Information shown
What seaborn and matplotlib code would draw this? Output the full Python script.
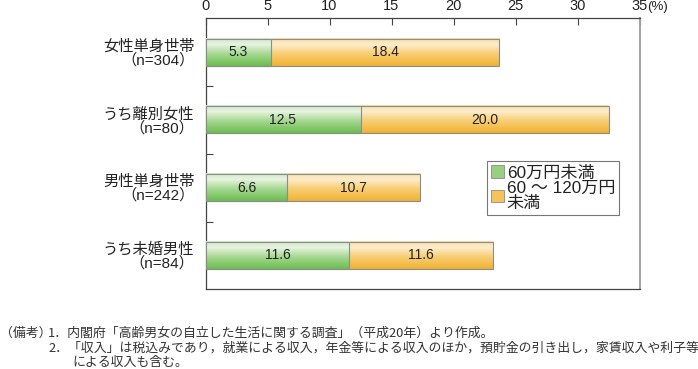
import numpy as np
import pandas as pd
import matplotlib
matplotlib.use("Agg")
import matplotlib.pyplot as plt
import seaborn as sns
from matplotlib.colors import LinearSegmentedColormap
from matplotlib.patches import Patch

# ---- data ----
groups = ["女性単身世帯", "うち離別女性", "男性単身世帯", "うち未婚男性"]
ns = ["304", "80", "242", "84"]
under60 = [5.3, 12.5, 6.6, 11.6]
from60to120 = [18.4, 20.0, 10.7, 11.6]
series_names = ["60万円未満", "60 ～ 120万円\n未満"]
xticks = [0, 5, 10, 15, 20, 25, 30, 35]
notes = [
    "（備考）",
    "1．内閣府「高齢男女の自立した生活に関する調査」（平成20年）より作成。",
    "2．「収入」は税込みであり，就業による収入，年金等による収入のほか，預貯金の引き出し，家賃収入や利子等",
    "による収入も含む。",
]

labels = [f"{g}\n（n={n}）" for g, n in zip(groups, ns)]
df = pd.DataFrame({
    "label": labels,
    "lo": under60,
    "total": [a + b for a, b in zip(under60, from60to120)],
})

sns.set_theme(style="white")
plt.rcParams["font.family"] = ["Liberation Sans", "Noto Sans CJK JP", "DejaVu Sans"]

fig = plt.figure(figsize=(6.98, 3.69), dpi=100)
ax = fig.add_axes([205.5 / 698, 1 - 289.3 / 369, (639.5 - 205.5) / 698, (289.3 - 18.3) / 369])

orange_mid = "#f6c25a"
green_mid = "#98d07f"
sns.barplot(data=df, x="total", y="label", orient="h", color=orange_mid, width=0.4,
            ax=ax, saturation=1)
n_or = len(ax.patches)
sns.barplot(data=df, x="lo", y="label", orient="h", color=green_mid, width=0.4,
            ax=ax, saturation=1)

green_cmap = LinearSegmentedColormap.from_list(
    "g", [(0, "#cfe7c3"), (0.22, "#e8f4e2"), (0.55, "#a9d994"), (1.0, "#6cbd50")])
orange_cmap = LinearSegmentedColormap.from_list(
    "o", [(0, "#f9dca3"), (0.22, "#fdedcd"), (0.55, "#f8cf77"), (1.0, "#f1b232")])
grad = np.linspace(0, 1, 64).reshape(-1, 1)

for i, p in enumerate(list(ax.patches)):
    x0, y0 = p.get_x(), p.get_y()
    w, h = p.get_width(), p.get_height()
    cmap = orange_cmap if i < n_or else green_cmap
    base = 2 if i < n_or else 4
    ax.imshow(grad, cmap=cmap, aspect="auto", extent=[x0, x0 + w, y0 + h, y0],
              zorder=base, interpolation="bilinear")
    p.set_facecolor("none")
    p.set_edgecolor("#8c8c8c")
    p.set_linewidth(0.8)
    p.set_zorder(base + 0.5)

# value labels
for i, (lo, hi) in enumerate(zip(under60, from60to120)):
    ax.text(lo / 2, i, f"{lo:.1f}", ha="center", va="center", fontsize=10,
            color="#222222", zorder=10)
    ax.text(lo + hi / 2, i, f"{hi:.1f}", ha="center", va="center", fontsize=10,
            color="#222222", zorder=10)

ax.set_xlim(0, 35)
ax.set_ylim(3.5, -0.5)
ax.set_xlabel("")
ax.set_ylabel("")

ax.xaxis.tick_top()
ax.set_xticks(xticks)
ax.set_xticklabels([str(t) for t in xticks])
ax.tick_params(axis="x", which="major", direction="in", length=5, width=0.8,
               color="#444444", pad=4, labelsize=10.5, labelcolor="#222222",
               top=True, bottom=False)
ax.tick_params(axis="y", which="major", length=0, pad=8, labelcolor="#222222")
for lab in ax.get_yticklabels():
    lab.set_fontsize(11)
    lab.set_linespacing(0.95)
    lab.set_ha("right")
ax.set_yticks([0.5, 1.5, 2.5], minor=True)
ax.tick_params(axis="y", which="minor", direction="in", length=5, width=0.8,
               color="#444444", left=True)

ax.annotate("(%)", xy=(35, 1), xycoords=("data", "axes fraction"),
            xytext=(5.5, 4), textcoords="offset points", ha="left", va="bottom",
            fontsize=9.5, color="#222222")

for s in ["left", "top", "bottom"]:
    ax.spines[s].set_color("#444444")
    ax.spines[s].set_linewidth(0.9)
ax.spines["right"].set_color("#a0a0a0")
ax.spines["right"].set_linewidth(1.4)

handles = [Patch(facecolor=green_mid, edgecolor="#8c8c8c", linewidth=0.6),
           Patch(facecolor=orange_mid, edgecolor="#8c8c8c", linewidth=0.6)]
leg = fig.legend(handles, series_names, loc="upper left",
                 bbox_to_anchor=(487 / 698, 1 - 161 / 369),
                 frameon=True, fancybox=False, framealpha=1, edgecolor="#777777",
                 fontsize=12.3, handlelength=0.75, handleheight=0.75,
                 handletextpad=0.15, borderpad=0.25, labelspacing=0.05,
                 borderaxespad=0)
leg.get_frame().set_linewidth(0.8)
for t in leg.get_texts():
    t.set_color("#222222")
    t.set_linespacing(0.95)

fs_note = 9.3
kw = dict(fontsize=fs_note, va="center", ha="left", family=["Noto Sans CJK JP"],
          color="#333333")
fig.text(0 / 698, 1 - 333.5 / 369, notes[0], **kw)
fig.text(48 / 698, 1 - 333.5 / 369, notes[1], **kw)
fig.text(48 / 698, 1 - 348.5 / 369, notes[2], **kw)
fig.text(72 / 698, 1 - 362.5 / 369, notes[3], **kw)

fig.savefig("out.png", dpi=100)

Goal
Leave the pictures out and copy the rest of the data exactly.

Complete response
What seaborn and matplotlib code would draw this? Output the full Python script.
import numpy as np
import pandas as pd
import matplotlib
matplotlib.use("Agg")
import matplotlib.pyplot as plt
import seaborn as sns
from matplotlib.colors import LinearSegmentedColormap
from matplotlib.patches import Patch

# ---- data ----
groups = ["女性単身世帯", "うち離別女性", "男性単身世帯", "うち未婚男性"]
ns = ["304", "80", "242", "84"]
under60 = [5.3, 12.5, 6.6, 11.6]
from60to120 = [18.4, 20.0, 10.7, 11.6]
series_names = ["60万円未満", "60 ～ 120万円\n未満"]
xticks = [0, 5, 10, 15, 20, 25, 30, 35]
notes = [
    "（備考）",
    "1．内閣府「高齢男女の自立した生活に関する調査」（平成20年）より作成。",
    "2．「収入」は税込みであり，就業による収入，年金等による収入のほか，預貯金の引き出し，家賃収入や利子等",
    "による収入も含む。",
]

labels = [f"{g}\n（n={n}）" for g, n in zip(groups, ns)]
df = pd.DataFrame({
    "label": labels,
    "lo": under60,
    "total": [a + b for a, b in zip(under60, from60to120)],
})

sns.set_theme(style="white")
plt.rcParams["font.family"] = ["Liberation Sans", "Noto Sans CJK JP", "DejaVu Sans"]

fig = plt.figure(figsize=(6.98, 3.69), dpi=100)
ax = fig.add_axes([205.5 / 698, 1 - 289.3 / 369, (639.5 - 205.5) / 698, (289.3 - 18.3) / 369])

orange_mid = "#f6c25a"
green_mid = "#98d07f"
sns.barplot(data=df, x="total", y="label", orient="h", color=orange_mid, width=0.4,
            ax=ax, saturation=1)
n_or = len(ax.patches)
sns.barplot(data=df, x="lo", y="label", orient="h", color=green_mid, width=0.4,
            ax=ax, saturation=1)

green_cmap = LinearSegmentedColormap.from_list(
    "g", [(0, "#cfe7c3"), (0.22, "#e8f4e2"), (0.55, "#a9d994"), (1.0, "#6cbd50")])
orange_cmap = LinearSegmentedColormap.from_list(
    "o", [(0, "#f9dca3"), (0.22, "#fdedcd"), (0.55, "#f8cf77"), (1.0, "#f1b232")])
grad = np.linspace(0, 1, 64).reshape(-1, 1)

for i, p in enumerate(list(ax.patches)):
    x0, y0 = p.get_x(), p.get_y()
    w, h = p.get_width(), p.get_height()
    cmap = orange_cmap if i < n_or else green_cmap
    base = 2 if i < n_or else 4
    ax.imshow(grad, cmap=cmap, aspect="auto", extent=[x0, x0 + w, y0 + h, y0],
              zorder=base, interpolation="bilinear")
    p.set_facecolor("none")
    p.set_edgecolor("#8c8c8c")
    p.set_linewidth(0.8)
    p.set_zorder(base + 0.5)

# value labels
for i, (lo, hi) in enumerate(zip(under60, from60to120)):
    ax.text(lo / 2, i, f"{lo:.1f}", ha="center", va="center", fontsize=10,
            color="#222222", zorder=10)
    ax.text(lo + hi / 2, i, f"{hi:.1f}", ha="center", va="center", fontsize=10,
            color="#222222", zorder=10)

ax.set_xlim(0, 35)
ax.set_ylim(3.5, -0.5)
ax.set_xlabel("")
ax.set_ylabel("")

ax.xaxis.tick_top()
ax.set_xticks(xticks)
ax.set_xticklabels([str(t) for t in xticks])
ax.tick_params(axis="x", which="major", direction="in", length=5, width=0.8,
               color="#444444", pad=4, labelsize=10.5, labelcolor="#222222",
               top=True, bottom=False)
ax.tick_params(axis="y", which="major", length=0, pad=8, labelcolor="#222222")
for lab in ax.get_yticklabels():
    lab.set_fontsize(11)
    lab.set_linespacing(0.95)
    lab.set_ha("right")
ax.set_yticks([0.5, 1.5, 2.5], minor=True)
ax.tick_params(axis="y", which="minor", direction="in", length=5, width=0.8,
               color="#444444", left=True)

ax.annotate("(%)", xy=(35, 1), xycoords=("data", "axes fraction"),
            xytext=(5.5, 4), textcoords="offset points", ha="left", va="bottom",
            fontsize=9.5, color="#222222")

for s in ["left", "top", "bottom"]:
    ax.spines[s].set_color("#444444")
    ax.spines[s].set_linewidth(0.9)
ax.spines["right"].set_color("#a0a0a0")
ax.spines["right"].set_linewidth(1.4)

handles = [Patch(facecolor=green_mid, edgecolor="#8c8c8c", linewidth=0.6),
           Patch(facecolor=orange_mid, edgecolor="#8c8c8c", linewidth=0.6)]
leg = fig.legend(handles, series_names, loc="upper left",
                 bbox_to_anchor=(487 / 698, 1 - 161 / 369),
                 frameon=True, fancybox=False, framealpha=1, edgecolor="#777777",
                 fontsize=12.3, handlelength=0.75, handleheight=0.75,
                 handletextpad=0.15, borderpad=0.25, labelspacing=0.05,
                 borderaxespad=0)
leg.get_frame().set_linewidth(0.8)
for t in leg.get_texts():
    t.set_color("#222222")
    t.set_linespacing(0.95)

fs_note = 9.3
kw = dict(fontsize=fs_note, va="center", ha="left", family=["Noto Sans CJK JP"],
          color="#333333")
fig.text(0 / 698, 1 - 333.5 / 369, notes[0], **kw)
fig.text(48 / 698, 1 - 333.5 / 369, notes[1], **kw)
fig.text(48 / 698, 1 - 348.5 / 369, notes[2], **kw)
fig.text(72 / 698, 1 - 362.5 / 369, notes[3], **kw)

fig.savefig("out.png", dpi=100)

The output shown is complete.